The soundtrack and background is composed by Ilaiyaraaja. The first single "Un Mugathai Paarkkalaiyae" was released on 30 November 2024.

Track listing
| No. | Title | Lyrics | Singer(s) | Length |
|---|---|---|---|---|
| 1. | "Un Mugathai Paarkkalaiyae" | Ilaiyaraaja | Ananya Bhat |  |

== Marketing ==
On the occasion of Vijayakanth's birthday, on 25 August 2023, the title-reveal first-look poster was released, revealing the title of the film as Padai Thalaivan. On 13 December 2024, a two-minute long trailer was released, with the song late-Vijayakanth's song "Nee Pottu Vacha" from his film 1989 film Ponmana Selvan and his AI appearance. Furthur a dialogue, "If my father was here now, he would ask me to protect the people who trusted me." by Shanmuga Pandian was added as a tribute to his father.
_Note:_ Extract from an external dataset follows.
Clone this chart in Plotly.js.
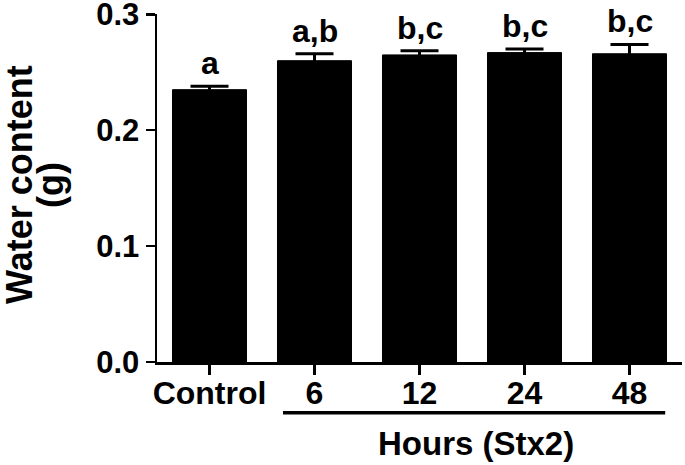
<!DOCTYPE html>
<html>
<head>
<meta charset="utf-8">
<script src="https://cdn.plot.ly/plotly-3.0.1.min.js"></script>
<style>
  body { margin: 0; background: #fff; }
  #plot { width: 685px; height: 465px; }
</style>
</head>
<body>
<div id="plot"></div>
<script>
// groups and measured water content (g)
var groups = ["Control", "6", "12", "24", "48"];
var waterContent = [0.235, 0.260, 0.265, 0.267, 0.266];
var sem = [0.003, 0.006, 0.0035, 0.003, 0.008];
var letters = ["a", "a,b", "b,c", "b,c", "b,c"];
var yTicks = [0, 0.1, 0.2, 0.3];
var yTickText = ["0.0", "0.1", "0.2", "0.3"];

var font = "Arial, 'Liberation Sans', sans-serif";

var bars = {
  x: groups,
  y: waterContent,
  type: "bar",
  marker: { color: "#000000", line: { color: "#000000", width: 1 } },
  error_y: {
    type: "data",
    array: sem,
    visible: true,
    color: "#000000",
    thickness: 3,
    width: 19
  },
  hoverinfo: "none"
};

// letters above the bars (category index, since "6" etc. would read as numbers)
var annotations = groups.map(function (g, i) {
  return {
    x: i,
    y: waterContent[i] + sem[i],
    xref: "x",
    yref: "y",
    text: letters[i],
    showarrow: false,
    yanchor: "bottom",
    yshift: 3,
    font: { family: font, size: 32, color: "#000", weight: "bold" }
  };
});

annotations.push({
  x: 2.54,
  y: -0.235,
  xref: "x",
  yref: "paper",
  text: "Hours (Stx2)",
  showarrow: false,
  xanchor: "center",
  yanchor: "middle",
  font: { family: font, size: 33, color: "#000", weight: "bold" }
});

// y title, two lines set a bit closer than plotly's <br> spacing
annotations.push({
  x: -0.262, y: 0.51, xref: "paper", yref: "paper",
  text: "Water content", textangle: -90, showarrow: false,
  xanchor: "center", yanchor: "middle",
  font: { family: font, size: 36, color: "#000", weight: "bold" }
});
annotations.push({
  x: -0.203, y: 0.51, xref: "paper", yref: "paper",
  text: "(g)", textangle: -90, showarrow: false,
  xanchor: "center", yanchor: "middle",
  font: { family: font, size: 36, color: "#000", weight: "bold" }
});

var layout = {
  width: 685,
  height: 465,
  margin: { l: 157, r: 3, t: 14, b: 103 },
  paper_bgcolor: "#ffffff",
  plot_bgcolor: "#ffffff",
  showlegend: false,
  bargap: 0.295,
  font: { family: font, color: "#000" },
  xaxis: {
    type: "category",
    range: [-0.5, 4.5],
    showline: true,
    linewidth: 2.5,
    linecolor: "#000",
    ticks: "outside",
    ticklen: 10,
    tickwidth: 2.5,
    tickcolor: "#000",
    ticklabelstandoff: -9,
    showgrid: false,
    zeroline: false,
    tickfont: { family: font, size: 32, color: "#000", weight: "bold" },
    fixedrange: true
  },
  yaxis: {
    range: [0, 0.3003],
    tickmode: "array",
    tickvals: yTicks,
    ticktext: yTickText,
    ticklabeloverflow: "allow",
    showline: true,
    linewidth: 2.5,
    linecolor: "#000",
    ticks: "outside",
    ticklen: 9,
    tickwidth: 2.5,
    tickcolor: "#000",
    showgrid: false,
    zeroline: false,
    tickfont: { family: font, size: 31, color: "#000", weight: "bold" },
    automargin: false,
    fixedrange: true
  },
  shapes: [{
    type: "line",
    xref: "x",
    yref: "paper",
    x0: 0.70,
    x1: 4.34,
    y0: -0.146,
    y1: -0.146,
    line: { color: "#000", width: 3.5 }
  }],
  annotations: annotations
};

Plotly.newPlot("plot", [bars], layout, { displayModeBar: false, staticPlot: true });
</script>
</body>
</html>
The pre-release audio launch event was held in Chennai on 15 May 2025 in the presence of AR Murugadoss, M. Sasikumar, Ponram and other important personalities.

== Release ==

=== Theatrical ===
Padai Thalaivan released in theatres on 13 June 2025. Earlier it was scheduled for 23 May 2025, but got postponed citing screen allocation issues, without informing a specific date. Earlier it was scheduled for Pongal 2025.

== Reception ==
Akshay Kumar of Cinema Express gave 2.5/5 stars and wrote "Padai Thalaivan, with the potential of pulling off something impressive, ends up being a confused film. The writers' dilemma is whether to pen a film exploring the bond between a human and an animal or an outsider coming to a village to break the shackles of slavery and vanquish the tyrant." Abhinav Subramanian of The Times of India gave 2/5 stars and wrote "The film splits itself into two distinct halves that barely speak to each other.[...] Padai Thalaivan has the bones of an engaging adventure but forgets that even simple stories need characters who think before they act." Ka. Dharmarajaguru of Dinamani gave 1.5/5 stars, emphasizing on the importance to be given on the story, screenplay and the selection of actors. A critic of Daily Thanthi reviewed the film by praising its screenplay but criticized the logical violations.